**DATASET EXTRACT**
►
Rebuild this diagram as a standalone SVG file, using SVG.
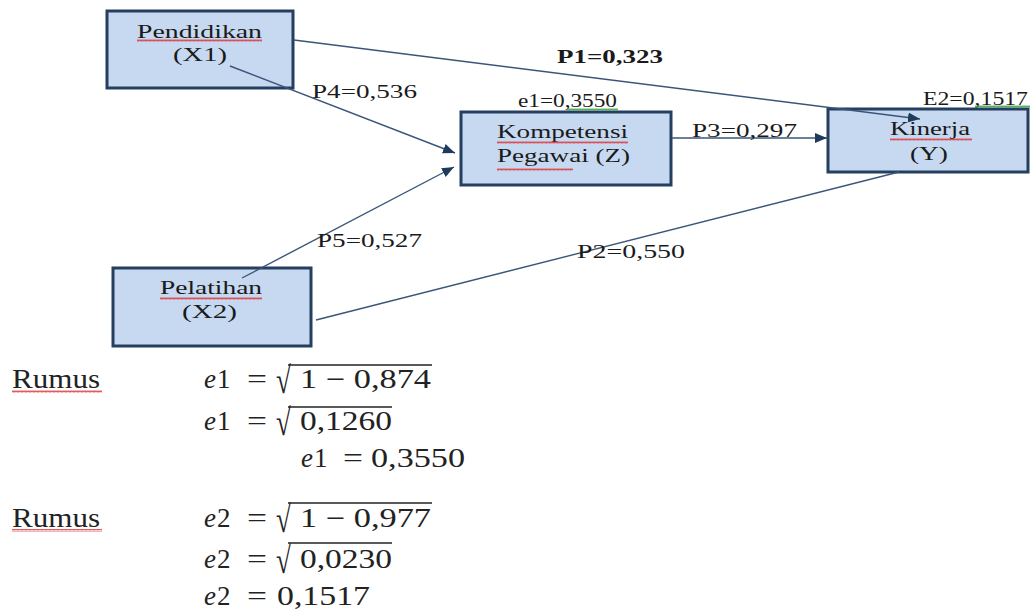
◄
►
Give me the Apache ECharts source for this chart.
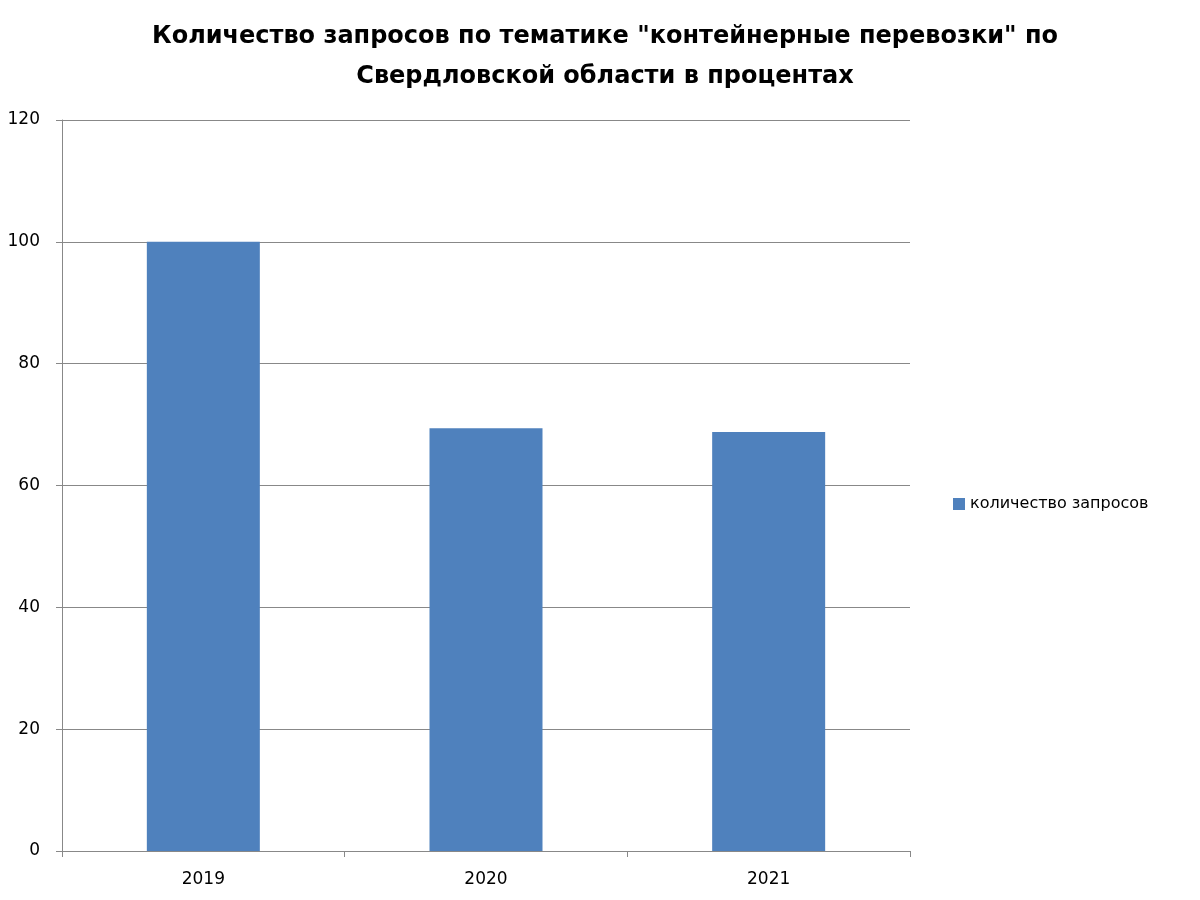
◄
►
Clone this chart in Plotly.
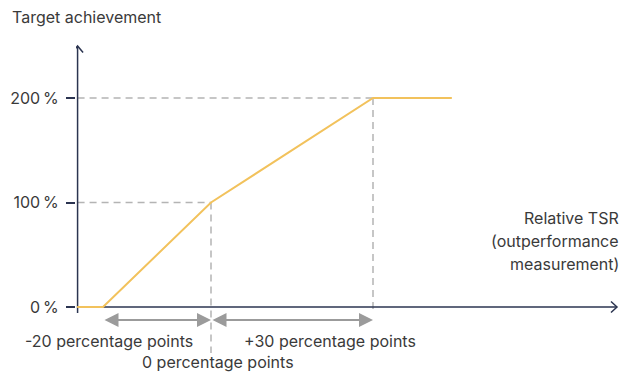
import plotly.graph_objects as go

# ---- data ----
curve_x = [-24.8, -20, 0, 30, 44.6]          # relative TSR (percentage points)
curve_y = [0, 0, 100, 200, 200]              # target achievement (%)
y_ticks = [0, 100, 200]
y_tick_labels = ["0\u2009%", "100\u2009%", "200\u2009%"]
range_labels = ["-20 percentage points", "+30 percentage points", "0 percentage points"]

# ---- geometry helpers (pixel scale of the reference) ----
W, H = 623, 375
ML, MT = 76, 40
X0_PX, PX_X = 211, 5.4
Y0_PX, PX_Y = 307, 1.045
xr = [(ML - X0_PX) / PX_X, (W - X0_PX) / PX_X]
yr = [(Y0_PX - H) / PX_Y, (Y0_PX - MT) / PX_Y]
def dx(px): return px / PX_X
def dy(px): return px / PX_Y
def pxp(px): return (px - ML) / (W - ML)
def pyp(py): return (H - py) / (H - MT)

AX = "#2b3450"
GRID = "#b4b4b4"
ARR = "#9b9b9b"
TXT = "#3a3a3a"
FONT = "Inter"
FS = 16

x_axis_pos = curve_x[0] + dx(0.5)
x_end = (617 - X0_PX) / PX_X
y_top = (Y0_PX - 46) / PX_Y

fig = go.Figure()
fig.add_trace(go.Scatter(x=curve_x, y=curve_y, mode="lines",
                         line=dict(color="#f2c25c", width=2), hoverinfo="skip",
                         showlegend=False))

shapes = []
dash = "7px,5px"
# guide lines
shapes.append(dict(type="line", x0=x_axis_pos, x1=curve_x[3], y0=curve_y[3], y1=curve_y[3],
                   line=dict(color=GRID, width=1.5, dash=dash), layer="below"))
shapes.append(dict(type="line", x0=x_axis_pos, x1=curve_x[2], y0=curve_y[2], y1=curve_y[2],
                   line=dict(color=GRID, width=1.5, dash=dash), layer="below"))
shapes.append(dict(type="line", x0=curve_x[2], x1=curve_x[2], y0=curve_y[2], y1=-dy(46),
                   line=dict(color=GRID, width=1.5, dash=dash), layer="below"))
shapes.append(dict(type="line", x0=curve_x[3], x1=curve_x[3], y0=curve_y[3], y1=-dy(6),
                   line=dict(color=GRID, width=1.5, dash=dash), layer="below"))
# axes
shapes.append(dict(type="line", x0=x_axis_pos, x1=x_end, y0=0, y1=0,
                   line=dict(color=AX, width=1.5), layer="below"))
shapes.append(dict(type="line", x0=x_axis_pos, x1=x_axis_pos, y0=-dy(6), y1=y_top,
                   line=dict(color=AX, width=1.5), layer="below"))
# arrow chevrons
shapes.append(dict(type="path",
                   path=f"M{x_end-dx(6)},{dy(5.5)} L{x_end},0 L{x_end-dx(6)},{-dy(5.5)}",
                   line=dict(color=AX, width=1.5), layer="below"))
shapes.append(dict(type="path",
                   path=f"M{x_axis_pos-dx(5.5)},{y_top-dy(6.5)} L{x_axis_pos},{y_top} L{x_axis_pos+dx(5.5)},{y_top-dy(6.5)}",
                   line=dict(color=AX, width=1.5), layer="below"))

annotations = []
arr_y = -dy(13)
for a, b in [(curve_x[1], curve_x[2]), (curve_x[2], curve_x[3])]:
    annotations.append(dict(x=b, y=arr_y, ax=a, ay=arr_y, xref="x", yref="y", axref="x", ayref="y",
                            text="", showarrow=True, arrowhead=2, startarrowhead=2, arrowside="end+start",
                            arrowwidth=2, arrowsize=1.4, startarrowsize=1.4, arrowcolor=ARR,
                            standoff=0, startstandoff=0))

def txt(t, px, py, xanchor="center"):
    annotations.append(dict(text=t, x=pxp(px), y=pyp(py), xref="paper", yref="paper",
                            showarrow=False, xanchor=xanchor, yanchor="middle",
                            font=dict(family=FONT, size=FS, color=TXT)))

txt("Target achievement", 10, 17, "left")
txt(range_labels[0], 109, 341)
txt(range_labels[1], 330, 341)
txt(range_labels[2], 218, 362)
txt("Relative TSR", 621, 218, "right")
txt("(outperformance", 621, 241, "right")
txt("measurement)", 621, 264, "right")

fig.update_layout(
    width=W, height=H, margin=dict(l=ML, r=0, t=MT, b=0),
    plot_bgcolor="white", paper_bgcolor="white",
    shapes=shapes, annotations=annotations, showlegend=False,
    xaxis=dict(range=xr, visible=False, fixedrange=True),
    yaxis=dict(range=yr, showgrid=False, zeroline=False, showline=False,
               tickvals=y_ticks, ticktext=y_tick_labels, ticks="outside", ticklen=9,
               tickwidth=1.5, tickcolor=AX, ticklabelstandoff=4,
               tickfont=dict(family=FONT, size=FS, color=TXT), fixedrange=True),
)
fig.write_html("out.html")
◄
**EXERCISE PROMPT**
Retype exactly the lines from the one with "Clone this chart in Plotly." through the one with "showlegend=False))", both included, and nothing else; leave out the pictures.

**OUTPUT BELOW**
Clone this chart in Plotly.
import plotly.graph_objects as go

# ---- data ----
curve_x = [-24.8, -20, 0, 30, 44.6]          # relative TSR (percentage points)
curve_y = [0, 0, 100, 200, 200]              # target achievement (%)
y_ticks = [0, 100, 200]
y_tick_labels = ["0\u2009%", "100\u2009%", "200\u2009%"]
range_labels = ["-20 percentage points", "+30 percentage points", "0 percentage points"]

# ---- geometry helpers (pixel scale of the reference) ----
W, H = 623, 375
ML, MT = 76, 40
X0_PX, PX_X = 211, 5.4
Y0_PX, PX_Y = 307, 1.045
xr = [(ML - X0_PX) / PX_X, (W - X0_PX) / PX_X]
yr = [(Y0_PX - H) / PX_Y, (Y0_PX - MT) / PX_Y]
def dx(px): return px / PX_X
def dy(px): return px / PX_Y
def pxp(px): return (px - ML) / (W - ML)
def pyp(py): return (H - py) / (H - MT)

AX = "#2b3450"
GRID = "#b4b4b4"
ARR = "#9b9b9b"
TXT = "#3a3a3a"
FONT = "Inter"
FS = 16

x_axis_pos = curve_x[0] + dx(0.5)
x_end = (617 - X0_PX) / PX_X
y_top = (Y0_PX - 46) / PX_Y

fig = go.Figure()
fig.add_trace(go.Scatter(x=curve_x, y=curve_y, mode="lines",
                         line=dict(color="#f2c25c", width=2), hoverinfo="skip",
                         showlegend=False))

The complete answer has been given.